>>>>

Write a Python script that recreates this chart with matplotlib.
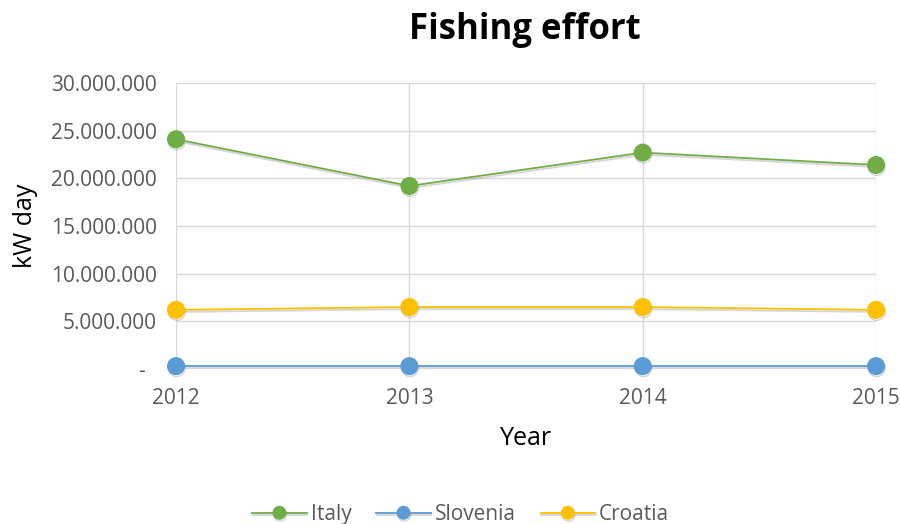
import matplotlib.pyplot as plt
import matplotlib.patheffects as pe
from matplotlib.ticker import FuncFormatter

years = [2012, 2013, 2014, 2015]
italy = [24100000, 19200000, 22700000, 21400000]
slovenia = [300000, 300000, 300000, 300000]
croatia = [6200000, 6500000, 6500000, 6200000]

series = [
    ("Italy", italy, "#70AD47"),
    ("Slovenia", slovenia, "#5B9BD5"),
    ("Croatia", croatia, "#FFC000"),
]

plt.rcParams["font.family"] = ["Open Sans", "DejaVu Sans"]
TXT = "#595959"

fig = plt.figure(figsize=(9, 5.24), dpi=100)
ax = fig.add_axes([0.1956, 0.2958, 0.7778, 0.5458])

shadow = [pe.SimpleLineShadow(offset=(0.5, -1.5), shadow_color="#888888", alpha=0.35),
          pe.Normal()]
for name, vals, col in series:
    ax.plot(years, vals, color=col, lw=1.3, marker="o", markersize=12,
            label=name, path_effects=shadow, zorder=3, clip_on=False)


def fmt(v, pos):
    if v == 0:
        return "-  "
    return f"{int(v):,}".replace(",", ".")


ax.set_xlim(2012, 2015)
ax.set_ylim(0, 30000000)
ax.set_xticks(years)
ax.set_yticks(range(0, 30000001, 5000000))
ax.yaxis.set_major_formatter(FuncFormatter(fmt))
ax.grid(True, color="#D9D9D9", lw=1)
ax.set_axisbelow(True)
for s in ax.spines.values():
    s.set_visible(False)
ax.tick_params(length=0, labelsize=15, labelcolor=TXT)
ax.tick_params(axis="x", pad=14)
ax.tick_params(axis="y", pad=14)

ax.set_xlabel("Year", fontsize=18, color="black", labelpad=12)
ax.set_ylabel("kW day", fontsize=18, color="black", labelpad=9)
fig.text(0.583, 0.943, "Fishing effort", ha="center", va="center",
         fontsize=25, fontweight="bold")

leg = fig.legend(loc="center", bbox_to_anchor=(0.512, 0.018), ncol=3, frameon=False,
                 fontsize=15, handlelength=2.6, columnspacing=1.2, handletextpad=0.2,
                 markerscale=0.75)
for t in leg.get_texts():
    t.set_color(TXT)

fig.savefig("out.png", dpi=100)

<<<<

### Aim of the task
Leave out the pictures and repeat the lines from the start of the material through the line with "from matplotlib.ticker import FuncFormatter", inclusive.

### Task answer
Write a Python script that recreates this chart with matplotlib.
import matplotlib.pyplot as plt
import matplotlib.patheffects as pe
from matplotlib.ticker import FuncFormatter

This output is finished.